Het wedstrijdbeeld per (zijspan)cross wedstrijd kan erg veel verschillen doordat motorcrosscircuits
verschillende soorten ondergrond kunnen hebben. De meeste circuits in Nederland bijvoorbeeld
bevinden zich in het oosten en zuiden des lands en hebben zo van nature zacht zand als ondergrond.
In landen als Duitsland en Frankrijk zijn er voornamelijk banen met harde grondsoorten, vaak
aangelegd in een omgeving met veel natuurlijk reliëf. Zijspancrossen in het zand gaat langzamer dan
op een harde ondergrond, maar is fysiek juist veel zwaarder dan het rijden op een harde baan.
Dit komt door de diepe en verraderlijke sporen die er ontstaan in een zanderige crossbaan waarop
zijspannen letterlijk met hoge zandfonteinen de grond steeds iets verder afgraven. Hierdoor kan de
crossbaan elke ronde weer net even anders zijn voor de deelnemers en dat maakt het wedstrijd
verloop vaak heel spectaculair. Op een crossbaan met een harde ondergrond ontstaan minder sporen
en zodoende wordt er ook harder gereden. Op dit soort banen, die vaak ook nog op bijvoorbeeld een
berghelling liggen, wordt er vaker en hoger gesprongen door de zijspannen dan op een zandbaan.
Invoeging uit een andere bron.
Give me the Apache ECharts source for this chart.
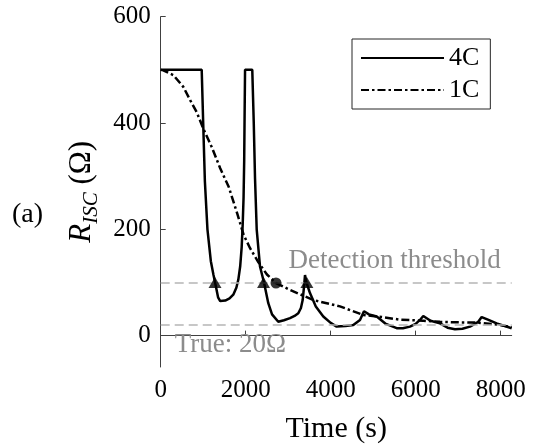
<!DOCTYPE html>
<html>
<head>
<meta charset="utf-8">
<script src="https://cdn.jsdelivr.net/npm/echarts@6/dist/echarts.min.js"></script>
<style>
html,body{margin:0;padding:0;background:#fff;}
#c{width:537px;height:447px;}
</style>
</head>
<body>
<div id="c"></div>
<script>
// ---- data ----
const xTicks = [0, 2000, 4000, 6000, 8000];
const yTicks = [0, 200, 400, 600];

const t4C = [0, 965, 1000, 1040, 1100, 1180, 1240, 1280, 1350, 1400, 1435, 1520, 1620, 1708, 1780, 1826, 1870, 1906, 1930, 1950, 1965, 1975, 1985,
  2155, 2190, 2220, 2259, 2337, 2431, 2532, 2620, 2767, 2900, 3043, 3150, 3238, 3300, 3341, 3370, 3396, 3430, 3513, 3650, 3826, 4000, 4141, 4350, 4532, 4690, 4784,
  4900, 5083, 5300, 5553, 5700, 5866, 6000, 6101, 6179, 6350, 6572, 6750, 6925, 7100, 7278, 7473, 7553, 7700, 7906, 8259];
const r4C = [500, 500, 400, 290, 200, 140, 115, 100, 72, 65, 64, 66, 70, 77, 90, 105, 130, 167, 210, 260, 330, 420, 500,
  500, 400, 295, 200, 130, 100, 61, 40, 26, 29, 33, 37, 42, 52, 67, 90, 114, 100, 80, 55, 36, 24, 17, 18, 20, 29.5, 46,
  40, 36, 22, 14, 14, 17, 22, 29.5, 37, 28, 23, 15, 12, 13, 17, 26, 35, 30, 23, 14];

const t1C = [0, 61, 300, 532, 700, 850, 1000, 1200, 1400, 1600, 1800, 1950, 2100, 2300, 2500, 2713, 3043, 3591, 4219, 4768, 5200, 5631, 6179, 6572, 7000, 7435, 7900, 8259];
const r1C = [500, 499, 490, 468, 442, 420, 390, 355, 315, 280, 230, 190, 165, 138, 115, 99, 86, 67, 55, 39, 35, 30, 28, 26, 25, 24.5, 21, 16];

const trig4C_t = [1278, 2420, 3440];
const trig4C_r = [100, 100, 100];
const trig1C_t = [2713];
const trig1C_r = [99];

const thresholdValue = 100;
const trueValue = 20;

// ---- build ----
const zip = (a, b) => a.map((v, i) => [v, b[i]]);
const FONT = '"Liberation Serif", serif';

const chart = echarts.init(document.getElementById('c'), null, {renderer: 'canvas'});
chart.setOption({
  animation: false,
  backgroundColor: '#fff',
  textStyle: {fontFamily: FONT},
  grid: {left: 160.7, right: 25.3, top: 16.7, bottom: 80, containLabel: false, outerBoundsMode: 'none'},
  xAxis: {
    type: 'value', min: 0, max: 8260,
    name: 'Time (s)', nameLocation: 'middle', nameGap: 47,
    nameTextStyle: {fontFamily: FONT, fontSize: 30, color: '#000'},
    axisLine: {show: true, lineStyle: {color: '#404040', width: 1}},
    axisTick: {show: true, inside: true, length: 5, lineStyle: {color: '#404040'}, customValues: xTicks},
    axisLabel: {fontFamily: FONT, fontSize: 25, color: '#000', margin: 11, customValues: xTicks, formatter: v => String(v)},
    splitLine: {show: false}
  },
  yAxis: {
    type: 'value', min: -59, max: 600,
    name: '{i|R}{s|ISC}{n| (Ω)}', nameLocation: 'middle', nameGap: 60, nameRotate: 90,
    nameTextStyle: {
      fontFamily: FONT, color: '#000',
      rich: {
        i: {fontFamily: FONT, fontStyle: 'italic', fontSize: 31, color: '#000', lineHeight: 34, verticalAlign: 'middle'},
        s: {fontFamily: FONT, fontStyle: 'italic', fontSize: 21, color: '#000', lineHeight: 34, verticalAlign: 'bottom', padding: [0, 0, -3, 0]},
        n: {fontFamily: FONT, fontSize: 31, color: '#000', lineHeight: 34, verticalAlign: 'middle'}
      }
    },
    axisLine: {show: true, lineStyle: {color: '#404040', width: 1}},
    axisTick: {show: true, inside: true, length: 5, lineStyle: {color: '#404040'}, customValues: yTicks},
    axisLabel: {fontFamily: FONT, fontSize: 25, color: '#000', margin: 10, customValues: yTicks, formatter: v => String(v)},
    splitLine: {show: false}
  },
  legend: {
    data: ['4C', '1C'],
    orient: 'vertical', left: 352, top: 39, align: 'left',
    itemWidth: 83, itemHeight: 14, itemGap: 6,
    padding: [6, 11, 6, 8],
    borderColor: '#262626', borderWidth: 1,
    itemStyle: {opacity: 0},
    textStyle: {fontFamily: FONT, fontSize: 26, color: '#000'},
    selectedMode: false
  },
  graphic: [
    {type: 'text', left: 12, top: 201, style: {text: '(a)', font: '28px "Liberation Serif"', fill: '#000'}}
  ],
  series: [
    {
      name: '4C', type: 'line', data: zip(t4C, r4C), symbol: 'none', z: 3,
      lineStyle: {color: '#000', width: 2.5, type: 'solid'},
      itemStyle: {color: '#000'},
      markLine: {
        silent: true, symbol: 'none',
        lineStyle: {color: '#b5b5b5', width: 1.5, type: [9, 5]},
        data: [
          {yAxis: thresholdValue, label: {show: true, formatter: 'Detection threshold', position: 'insideEndTop', distance: [11, 8],
            fontFamily: FONT, fontSize: 27, color: '#8c8c8c'}},
          {yAxis: trueValue, label: {show: true, formatter: 'True: 20Ω', position: 'insideStartBottom', distance: [14, 6],
            fontFamily: FONT, fontSize: 27, color: '#8c8c8c'}}
        ]
      }
    },
    {
      name: '1C', type: 'line', data: zip(t1C, r1C), symbol: 'none', z: 4,
      lineStyle: {color: '#000', width: 2.5, type: [8, 3, 2.5, 3]},
      itemStyle: {color: '#000'}
    },
    {
      name: '4C trigger', type: 'scatter', data: zip(trig4C_t, trig4C_r), symbol: 'triangle', symbolSize: [13, 11], z: 5,
      itemStyle: {color: '#000'}
    },
    {
      name: '1C trigger', type: 'scatter', data: zip(trig1C_t, trig1C_r), symbol: 'circle', symbolSize: 11, z: 5,
      itemStyle: {color: '#000'}
    }
  ]
});
</script>
</body>
</html>
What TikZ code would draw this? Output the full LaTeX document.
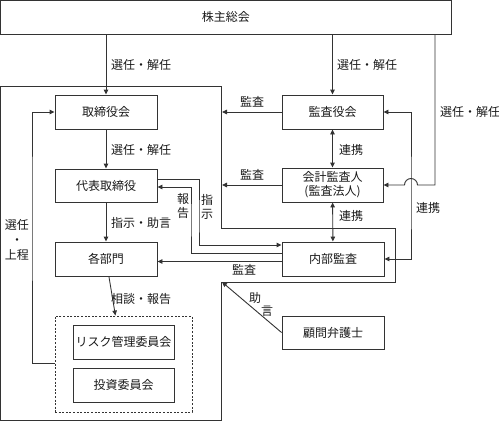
\documentclass[tikz,border=0pt]{standalone}
\usepackage{fontspec}
\setmainfont{Noto Sans CJK JP}
\usetikzlibrary{arrows.meta}
\begin{document}
\begin{tikzpicture}[x=1pt,y=-1pt,
  every node/.style={font=\fontsize{12}{13.5}\selectfont, text=black!90},
  box/.style={draw=black!80, line width=0.9pt, minimum width=102pt, minimum height=34pt, inner sep=0pt, align=center},
  ln/.style={draw=black!80, line width=0.9pt},
  arr/.style={ln, -{Triangle[length=5pt,width=4.5pt]}},
  darr/.style={ln, {Triangle[length=5pt,width=4.5pt]}-{Triangle[length=5pt,width=4.5pt]}},
  lbl/.style={inner sep=0pt}]
\useasboundingbox (0,0) rectangle (499,421);

% outer boundary (company)
\draw[ln] (0.5,86) -- (221.5,86) -- (221.5,228) -- (395,228) -- (395,282) -- (221.5,282) -- (221.5,420.5) -- (0.5,420.5) -- cycle;

% nodes
\node[box, minimum width=450.5pt, minimum height=33.5pt] (top) at (225.75,17.25) {株主総会};
\node[box] (board) at (106,112) {取締役会};
\node[box, minimum height=33pt] (rep) at (106,185.5) {代表取締役};
\node[box] (dept) at (106,259) {各部門};
\node[draw=black!80, line width=0.9pt, dash pattern=on 2pt off 1.6pt, minimum width=137pt, minimum height=96pt, inner sep=0pt] (grp) at (123.5,364) {};
\node[box, minimum width=101pt] (risk) at (123.5,342) {リスク管理委員会};
\node[box, minimum width=101pt] (inv) at (123.5,385) {投資委員会};
\node[box, minimum width=101pt] (kansa) at (332.5,112) {監査役会};
\node[box, minimum width=101pt, font=\fontsize{12}{14}\selectfont] (acct) at (332.5,185) {会計監査人\\(監査法人)};
\node[box] (naibu) at (333,259) {内部監査};
\node[box, minimum height=33pt] (komon) at (333,332.5) {顧問弁護士};

% helper coordinates
\coordinate (ob) at (222,0);
\coordinate (c3) at (435,100);
\coordinate (nc) at (222,282);

% shareholders' meeting
\draw[arr] (top.south -| board) -- (board.north);
\draw[arr] (top.south -| kansa) -- (kansa.north);
\draw[arr] (top.south -| c3) -- (c3 |- acct.east) -- (417.5,185) arc[start angle=0, end angle=180, radius=6.5pt] -- (acct.east);
\node[lbl, anchor=west] at (111,65) {選任・解任};
\node[lbl, anchor=west] at (337,65) {選任・解任};
\node[lbl, anchor=west] at (440,112) {選任・解任};

% board chain
\draw[arr] (board) -- (rep);
\node[lbl, anchor=west] at (111,150) {選任・解任};
\draw[arr] (rep) -- (dept);
\node[lbl, anchor=west] at (111,223) {指示・助言};
\draw[arr] (dept) -- (grp);
\node[lbl, anchor=west] at (111,299) {相談・報告};
\draw[arr] (grp.west |- 0,363) -| (32,200) |- (board.west);
\node[lbl, align=center, font=\fontsize{12}{15}\selectfont] at (17,240) {選任\\・\\上程};

% audit
\draw[arr] (kansa.west) -- (kansa.west -| ob);
\node[lbl] at (252,102) {監査};
\draw[arr] (acct.west) -- (acct.west -| ob);
\node[lbl] at (252,175) {監査};
\draw[darr] (kansa) -- (acct);
\node[lbl] at (351,150) {連携};
\draw[darr] (acct) -- (naibu);
\node[lbl] at (351,216) {連携};
\draw[darr] (kansa.east) -| (411,200) |- (naibu.east);
\node[lbl] at (428,208) {連携};

% internal audit <-> representative
\draw[arr] ([yshift=6.5pt]rep.east) -| (199,220) |- ([yshift=14pt]naibu.west);
\draw[arr] ([yshift=6pt]naibu.west) -| (191,220) |- ([yshift=-1.5pt]rep.east);
\node[lbl, align=center] at (183,206) {報\\告};
\node[lbl, align=center] at (207,207) {指\\示};
\draw[arr] ([yshift=-2.5pt]naibu.west) -- ([yshift=-2.5pt]naibu.west -| dept.east);
\node[lbl] at (244,270) {監査};

% lawyer
\draw[arr] (komon.west) -- (nc);
\node[lbl] at (255,298) {助};
\node[lbl] at (267,311) {言};
\end{tikzpicture}
\end{document}
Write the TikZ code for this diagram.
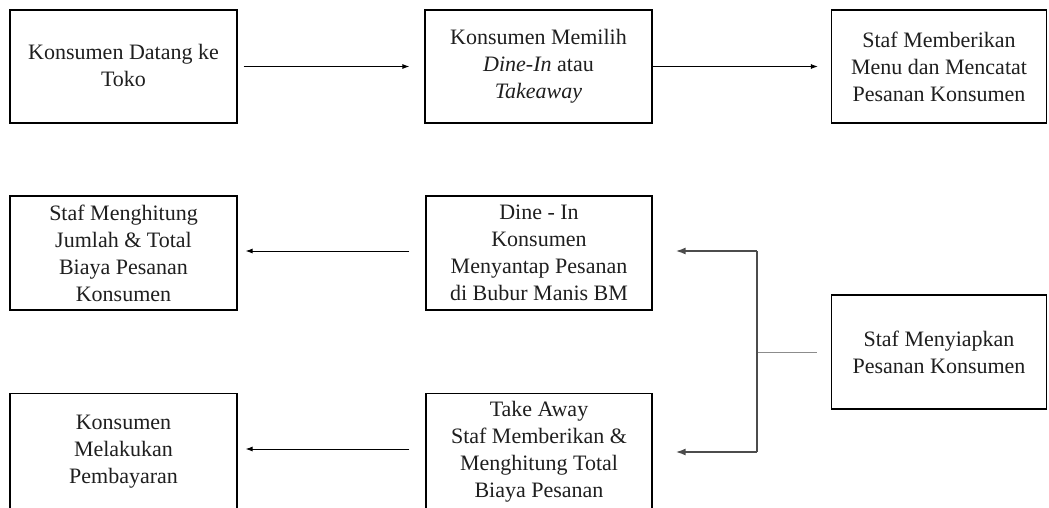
\documentclass[tikz,border=0pt]{standalone}
\usepackage{fontspec}
\setmainfont{Liberation Serif}
\usetikzlibrary{arrows.meta}
\begin{document}
\begin{tikzpicture}[x=1pt,y=-1pt,
  box/.style={draw=black,line width=1.2pt,minimum height=113pt,inner sep=0pt,align=center,
    font=\fontsize{22}{27}\selectfont,text=black!88},
  thin/.style={draw=black,line width=0.9pt,-{Latex[length=7pt,width=5pt]}},
  thick/.style={draw=black!70,line width=1.8pt,-{Latex[length=10pt,width=7pt]}}]
\clip (0,0) rectangle (1049,507);
\fill[white] (0,0) rectangle (1049,507);
\node[box,minimum width=227pt] (b1) at (123.5,66.5) {\raisebox{-4pt}[0pt][0pt]{\parbox{200pt}{\centering Konsumen Datang ke\\Toko}}};
\node[box,minimum width=227pt] (b2) at (538.5,66.5) {Konsumen Memilih\\\textit{Dine-In} atau\\\textit{Takeaway}};
\node[box,minimum width=215pt] (b3) at (939,66.5) {Staf Memberikan\\Menu dan Mencatat\\Pesanan Konsumen};
\node[box,minimum width=227pt,minimum height=114pt] (b4) at (123.5,253) {Staf Menghitung\\Jumlah \& Total\\Biaya Pesanan\\Konsumen};
\node[box,minimum width=226pt,minimum height=114pt] (b5) at (539,253) {Dine - In\\Konsumen\\Menyantap Pesanan\\di Bubur Manis BM};
\node[box,minimum width=215pt,minimum height=114pt] (b6) at (939,352) {Staf Menyiapkan\\Pesanan Konsumen};
\node[box,minimum width=227pt,minimum height=116pt] (b7) at (123.5,451.5) {Konsumen\\Melakukan\\Pembayaran};
\node[box,minimum width=226pt,minimum height=116pt] (b8) at (539,451.5) {Take Away\\Staf Memberikan \&\\Menghitung Total\\Biaya Pesanan};
\coordinate (j) at (757,352);
\coordinate (jt) at (757,251);
\coordinate (jb) at (757,452);
\draw[thin,shorten <=6pt,shorten >=15pt] (b1.east) -- (b2.west);
\draw[thin,shorten >=13pt] (b2.east) -- (b3.west);
\draw[thin,shorten <=16pt,shorten >=8pt] (b5.west |- 0,251) -- (b4.east |- 0,251);
\draw[thin,shorten <=16pt,shorten >=8pt] (b8.west |- 0,449) -- (b7.east |- 0,449);
\draw[draw=black!45,line width=1pt,shorten <=14pt] (b6.west) -- (j);
\draw[draw=black!70,line width=1.8pt] (jt) -- (jb);
\draw[thick,shorten >=23pt] (jt) -- (b5.east |- jt);
\draw[thick,shorten >=23pt] (jb) -- (b8.east |- jb);
\end{tikzpicture}
\end{document}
Op een zachte ondergrond graven de zijspannen zich dus soms letterlijk vast en spuiten metershoge
zandfonteinen in de lucht. Op de hardere banen ziet men geen zandfonteinen in de lucht maar wel
vaak de zijspannen zelf die metershoog kunnen zweven na bijvoorbeeld een technische
dubbelsprong.
Het is bijna een andere tak van sport om op een harde of zachte baan het snelste zijspancross team
te zijn. Om ooit de beste van de Wereld te kunnen zijn moet een team dan ook niet alleen ingespeeld zijn op elkaar maar ook op elke ondergrond, met elk zijn eigen karakter, goed uit de voeten kunnen.